» **Data block**
● ● ●

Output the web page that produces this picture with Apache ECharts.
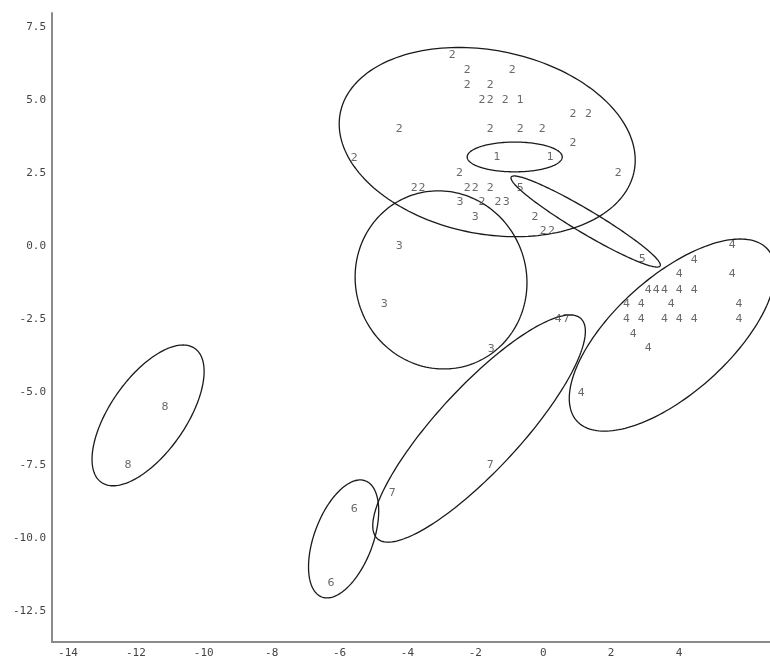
<!DOCTYPE html>
<html>
<head>
<meta charset="utf-8">
<script src="https://cdn.jsdelivr.net/npm/echarts@6/dist/echarts.min.js"></script>
<style>html,body{margin:0;padding:0;background:#fff}#c{width:770px;height:661px}</style>
</head>
<body>
<div id="c"></div>
<script>
// Tick labels
var xTicks = [-14, -12, -10, -8, -6, -4, -2, 0, 2, 4];
var yTicks = [-12.5, -10, -7.5, -5, -2.5, 0, 2.5, 5, 7.5];

// Points per cluster (label = cluster id)
var c1x = [-0.68, -1.36, 0.21];
var c1y = [5.0, 3.05, 3.05];
var c2x = [-2.68, -2.24, -0.91, -2.24, -1.56, -1.80, -1.56, -1.12, 0.88, 1.33, -4.24, -1.56, -0.68, -0.03, 0.88, -5.57, -2.47, 2.21, -3.80, -3.57, -2.24, -2.00, -1.56, -1.80, -1.33, -0.24, 0.00, 0.24];
var c2y = [6.54, 6.03, 6.03, 5.51, 5.51, 5.0, 5.0, 5.0, 4.52, 4.52, 4.01, 4.01, 4.01, 4.01, 3.53, 3.01, 2.50, 2.50, 1.99, 1.99, 1.99, 1.99, 1.99, 1.51, 1.51, 0.99, 0.51, 0.51];
var c3x = [-2.45, -1.09, -2.00, -4.24, -4.68, -1.53];
var c3y = [1.51, 1.51, 0.99, 0.0, -1.99, -3.53];
var c4x = [5.57, 4.45, 4.01, 5.57, 3.09, 3.33, 3.57, 4.01, 4.45, 2.45, 2.89, 3.77, 5.77, 2.45, 2.89, 3.57, 4.01, 4.45, 5.77, 2.65, 3.09, 1.12, 0.44];
var c4y = [0.03, -0.48, -0.96, -0.96, -1.51, -1.51, -1.51, -1.51, -1.51, -1.99, -1.99, -1.99, -1.99, -2.50, -2.50, -2.50, -2.50, -2.50, -2.50, -3.01, -3.49, -5.03, -2.50];
var c5x = [-0.68, 2.92];
var c5y = [1.99, -0.45];
var c6x = [-5.57, -6.25];
var c6y = [-9.01, -11.54];
var c7x = [0.68, -1.56, -4.45];
var c7y = [-2.50, -7.50, -8.46];
var c8x = [-11.14, -12.23];
var c8y = [-5.51, -7.50];

// Ellipses: centre and two conjugate semi-diameters (data units)
var ellCx = [-1.65, -0.84, 1.25, -3.01, -1.89, -5.88, -11.64, 3.80];
var ellCy = [3.56, 3.05, 0.84, -1.16, -6.25, -10.03, -5.80, -3.05];
var ellAx = [4.36, 1.40, 2.20, 2.53, 1.62, 0.91, 1.29, 2.28];
var ellAy = [-0.62, 0, -1.49, 0, 0, 0, 0, 0];
var ellBx = [0, 0, 0, -0.08, 2.68, 0.49, 1.03, 2.00];
var ellBy = [3.18, 0.51, 0.46, 3.05, 3.89, 2.02, 2.41, 3.29];

var clusters = [[c1x,c1y,'1'],[c2x,c2y,'2'],[c3x,c3y,'3'],[c4x,c4y,'4'],[c5x,c5y,'5'],[c6x,c6y,'6'],[c7x,c7y,'7'],[c8x,c8y,'8']];
var pts = [];
clusters.forEach(function (c) {
  for (var i = 0; i < c[0].length; i++) pts.push([c[0][i], c[1][i], c[2]]);
});
var ells = ellCx.map(function (v, i) { return [ellCx[i], ellCy[i], ellAx[i], ellAy[i], ellBx[i], ellBy[i]]; });

var chart = echarts.init(document.getElementById('c'), null, {renderer: 'canvas'});
chart.setOption({
  animation: false,
  backgroundColor: '#fff',
  grid: {left: 52, right: 0, top: 13, bottom: 19, containLabel: false, outerBoundsMode: 'none'},
  xAxis: {
    type: 'value', min: -14.47, max: 6.68,
    splitLine: {show: false},
    axisTick: {show: false},
    axisLine: {show: true, onZero: false, lineStyle: {color: '#8a8a8a', width: 2}},
    axisLabel: {customValues: xTicks, color: '#444', fontFamily: 'DejaVu Sans Mono', fontSize: 11, margin: 6,
      formatter: function (v) { return String(v); }}
  },
  yAxis: {
    type: 'value', min: -13.56, max: 7.98,
    splitLine: {show: false},
    axisTick: {show: false},
    axisLine: {show: true, onZero: false, lineStyle: {color: '#8a8a8a', width: 2}},
    axisLabel: {customValues: yTicks, color: '#444', fontFamily: 'DejaVu Sans Mono', fontSize: 11, margin: 6,
      formatter: function (v) { return v.toFixed(1); }}
  },
  series: [
    {
      type: 'custom',
      clip: false,
      data: ells,
      encode: {x: 0, y: 1},
      renderItem: function (params, api) {
        var cx = api.value(0), cy = api.value(1), ax = api.value(2), ay = api.value(3), bx = api.value(4), by = api.value(5);
        var points = [];
        var n = 180;
        for (var k = 0; k < n; k++) {
          var t = 2 * Math.PI * k / n;
          points.push(api.coord([cx + ax * Math.cos(t) + bx * Math.sin(t), cy + ay * Math.cos(t) + by * Math.sin(t)]));
        }
        return {type: 'polygon', shape: {points: points}, style: {fill: null, stroke: '#1a1a1a', lineWidth: 1.3}, silent: true};
      },
      z: 1
    },
    {
      type: 'scatter',
      data: pts,
      symbolSize: 1,
      itemStyle: {color: 'rgba(0,0,0,0)'},
      label: {show: true, position: 'inside', color: '#444', fontFamily: 'DejaVu Sans', fontSize: 11,
        formatter: function (p) { return p.value[2]; }},
      z: 2
    }
  ]
});
</script>
</body>
</html>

● ● ●

In the copy, include no pictures; restate the listing above exactly.

» **The result**
Output the web page that produces this picture with Apache ECharts.
<!DOCTYPE html>
<html>
<head>
<meta charset="utf-8">
<script src="https://cdn.jsdelivr.net/npm/echarts@6/dist/echarts.min.js"></script>
<style>html,body{margin:0;padding:0;background:#fff}#c{width:770px;height:661px}</style>
</head>
<body>
<div id="c"></div>
<script>
// Tick labels
var xTicks = [-14, -12, -10, -8, -6, -4, -2, 0, 2, 4];
var yTicks = [-12.5, -10, -7.5, -5, -2.5, 0, 2.5, 5, 7.5];

// Points per cluster (label = cluster id)
var c1x = [-0.68, -1.36, 0.21];
var c1y = [5.0, 3.05, 3.05];
var c2x = [-2.68, -2.24, -0.91, -2.24, -1.56, -1.80, -1.56, -1.12, 0.88, 1.33, -4.24, -1.56, -0.68, -0.03, 0.88, -5.57, -2.47, 2.21, -3.80, -3.57, -2.24, -2.00, -1.56, -1.80, -1.33, -0.24, 0.00, 0.24];
var c2y = [6.54, 6.03, 6.03, 5.51, 5.51, 5.0, 5.0, 5.0, 4.52, 4.52, 4.01, 4.01, 4.01, 4.01, 3.53, 3.01, 2.50, 2.50, 1.99, 1.99, 1.99, 1.99, 1.99, 1.51, 1.51, 0.99, 0.51, 0.51];
var c3x = [-2.45, -1.09, -2.00, -4.24, -4.68, -1.53];
var c3y = [1.51, 1.51, 0.99, 0.0, -1.99, -3.53];
var c4x = [5.57, 4.45, 4.01, 5.57, 3.09, 3.33, 3.57, 4.01, 4.45, 2.45, 2.89, 3.77, 5.77, 2.45, 2.89, 3.57, 4.01, 4.45, 5.77, 2.65, 3.09, 1.12, 0.44];
var c4y = [0.03, -0.48, -0.96, -0.96, -1.51, -1.51, -1.51, -1.51, -1.51, -1.99, -1.99, -1.99, -1.99, -2.50, -2.50, -2.50, -2.50, -2.50, -2.50, -3.01, -3.49, -5.03, -2.50];
var c5x = [-0.68, 2.92];
var c5y = [1.99, -0.45];
var c6x = [-5.57, -6.25];
var c6y = [-9.01, -11.54];
var c7x = [0.68, -1.56, -4.45];
var c7y = [-2.50, -7.50, -8.46];
var c8x = [-11.14, -12.23];
var c8y = [-5.51, -7.50];

// Ellipses: centre and two conjugate semi-diameters (data units)
var ellCx = [-1.65, -0.84, 1.25, -3.01, -1.89, -5.88, -11.64, 3.80];
var ellCy = [3.56, 3.05, 0.84, -1.16, -6.25, -10.03, -5.80, -3.05];
var ellAx = [4.36, 1.40, 2.20, 2.53, 1.62, 0.91, 1.29, 2.28];
var ellAy = [-0.62, 0, -1.49, 0, 0, 0, 0, 0];
var ellBx = [0, 0, 0, -0.08, 2.68, 0.49, 1.03, 2.00];
var ellBy = [3.18, 0.51, 0.46, 3.05, 3.89, 2.02, 2.41, 3.29];

var clusters = [[c1x,c1y,'1'],[c2x,c2y,'2'],[c3x,c3y,'3'],[c4x,c4y,'4'],[c5x,c5y,'5'],[c6x,c6y,'6'],[c7x,c7y,'7'],[c8x,c8y,'8']];
var pts = [];
clusters.forEach(function (c) {
  for (var i = 0; i < c[0].length; i++) pts.push([c[0][i], c[1][i], c[2]]);
});
var ells = ellCx.map(function (v, i) { return [ellCx[i], ellCy[i], ellAx[i], ellAy[i], ellBx[i], ellBy[i]]; });

var chart = echarts.init(document.getElementById('c'), null, {renderer: 'canvas'});
chart.setOption({
  animation: false,
  backgroundColor: '#fff',
  grid: {left: 52, right: 0, top: 13, bottom: 19, containLabel: false, outerBoundsMode: 'none'},
  xAxis: {
    type: 'value', min: -14.47, max: 6.68,
    splitLine: {show: false},
    axisTick: {show: false},
    axisLine: {show: true, onZero: false, lineStyle: {color: '#8a8a8a', width: 2}},
    axisLabel: {customValues: xTicks, color: '#444', fontFamily: 'DejaVu Sans Mono', fontSize: 11, margin: 6,
      formatter: function (v) { return String(v); }}
  },
  yAxis: {
    type: 'value', min: -13.56, max: 7.98,
    splitLine: {show: false},
    axisTick: {show: false},
    axisLine: {show: true, onZero: false, lineStyle: {color: '#8a8a8a', width: 2}},
    axisLabel: {customValues: yTicks, color: '#444', fontFamily: 'DejaVu Sans Mono', fontSize: 11, margin: 6,
      formatter: function (v) { return v.toFixed(1); }}
  },
  series: [
    {
      type: 'custom',
      clip: false,
      data: ells,
      encode: {x: 0, y: 1},
      renderItem: function (params, api) {
        var cx = api.value(0), cy = api.value(1), ax = api.value(2), ay = api.value(3), bx = api.value(4), by = api.value(5);
        var points = [];
        var n = 180;
        for (var k = 0; k < n; k++) {
          var t = 2 * Math.PI * k / n;
          points.push(api.coord([cx + ax * Math.cos(t) + bx * Math.sin(t), cy + ay * Math.cos(t) + by * Math.sin(t)]));
        }
        return {type: 'polygon', shape: {points: points}, style: {fill: null, stroke: '#1a1a1a', lineWidth: 1.3}, silent: true};
      },
      z: 1
    },
    {
      type: 'scatter',
      data: pts,
      symbolSize: 1,
      itemStyle: {color: 'rgba(0,0,0,0)'},
      label: {show: true, position: 'inside', color: '#444', fontFamily: 'DejaVu Sans', fontSize: 11,
        formatter: function (p) { return p.value[2]; }},
      z: 2
    }
  ]
});
</script>
</body>
</html>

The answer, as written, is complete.